Don Juan – Review by Dave Rosenberg

The tie says it all. Long, red, worn with a suit, it’s a sure Trumpian talisman. Add blasphemy and rampant licentiousness and you have a “Don Juan” for our parlous political times. Molière’s masterful comedy-drama, in a new translation and adaptation by Brendan Pelsue, is having its world premiere at Westport Country Playhouse. As it flits from one idea to another (bisexuality is also in there), never quite resting anyplace in particular, the cartoonish production, loosely directed by David Kennedy, hardly engages.

This is a modern dress rendering, underlining even more its contemporary references. In case we don’t get it, Don Juan’s first costume is topped by a T-shirt that spells a mirror image of “narcissist.” His next-to-last costume is a flowing caftan and short shorts, invitations to sexual pleasures, flaunted before males as well as females.
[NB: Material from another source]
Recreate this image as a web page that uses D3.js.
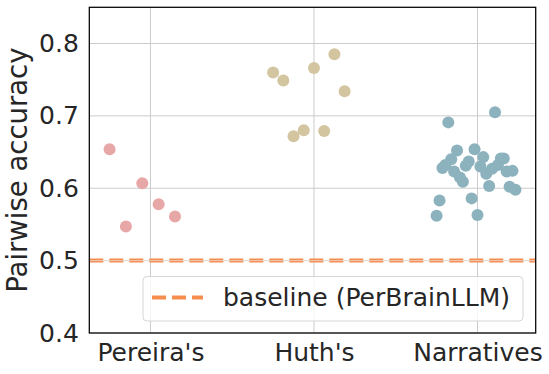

Based on an earlier play by Tirso de Molina, Molière’s “Don Juan” dates to 1665. Continuing the put-down of religious hypocrisy that got the playwright’s “Tartuffe” suppressed, Don Juan (Nick Westrate), too, mocks religion. Chastised by his valet, Sganarelle (Bhavesh Patel), the play’s conscience, he gets his comeuppance. Ironically, “Don Juan” was also suppressed in its time because it portrays the upper class as libertines.

At Westport, the play is neither comic nor tragic when it should be both, and it’s certainly not frightening. The acting is broad, the physical production (scenic design by Marsha Ginsberg, lighting by Matthew Richards, costumes by Katherine Roth) is bizarre and uninviting.

Under Kennedy’s unsubtle, scatter-shot direction, Patel is a frantic Sganarelle, Suzy Jane Hunt an effective Elvira and Westrate’s Don Juan a snobbish, jejune, brutal sensualist. As Don Louis, Don Juan’s father, Philip Goodwin looks and acts like Vice-President Mike Pence as he warns his son of “the coming wrath of heaven,” a curse reflective of Pence’s holier-than-thou evangelicalism.

It’s not that this “Don Juan” has no point of view. It’s more that the production is so bent on its contemporary allusions that it neglects the play’s virtues, glossing over its inherent brilliance at combining biting comedy with terrifying tragedy.